Bela - Thanks for the pointers. I will check those out. I figured there were tons of tools for manipulating and managing OPML that I didn’t know about it. This has been a great way to learn about them.
Barb over at the Social Software blog has some helpful contributions to the discussion of how this could be used: http://socialsoftware.weblogsinc.com/2006/01/27/where-are-the-women-in-tech-they-live-in-an-opml-file/
Anne, FOAF, cool!
What I forget to mention was that (if I remember correctly) the FOAF version of the feedlist should be enough to use with the Chumpalogica.
At first glance, for simple aggregation FOAF plus RDF store might look over-engineered compared to say using plain-XML tools.
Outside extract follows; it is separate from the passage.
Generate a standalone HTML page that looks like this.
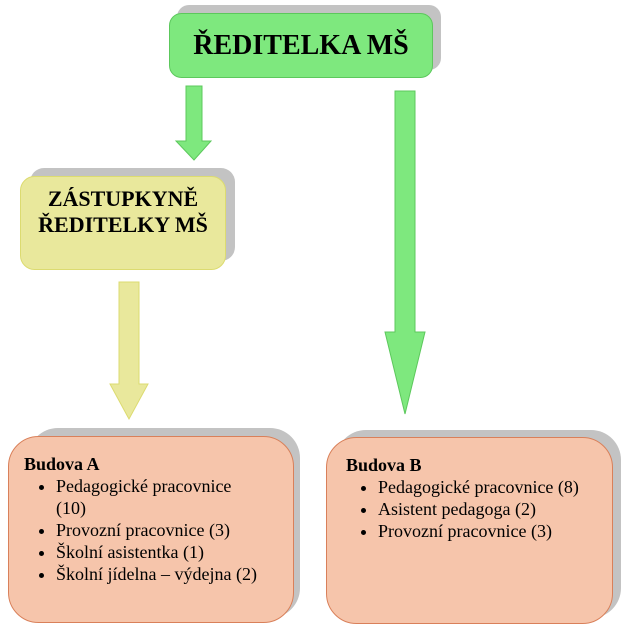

But this general setup isn’t really more complex, the data model is already defined and libraries are available of the shelf to do much of the work.
What’s more the shared data model enables a whole lot more (my own bits of related play are around SparqlSphere).
btw, the FOAF irc channel is a friendly place.
While you’re looking in this space, you might want to check out XFML.
Thanks for making the file available, imported into Google Reader with no problems: Any feeds I was already subscribed to just had the tag ‘misbehaving’ added to them.
I’m up to about 680 subscriptions altogether, and probably need to do some trimming soon.
Wow, Michael, 680? I’m at around 150 and it’s more than I can take… but I’m still using Bloglines. I think I could manage more with a different reader. How do you like Google’s? I’m glad the file imported okay. I am still trying to decide what to do with the project, but boy is Python a great help. I’m loving it. Thanks for your evangelism.
I don’t read them all, at least, not all the time.
I find it convenient to occasionally look at the feeds labeled ‘web’, or ‘policy’, or ‘python’ (for example), just to see what’s going on in that area, and without feeling obligated to read everything that’s under that label.
Still, with 680 feeds, I need to trim a few with a low S/N ratio.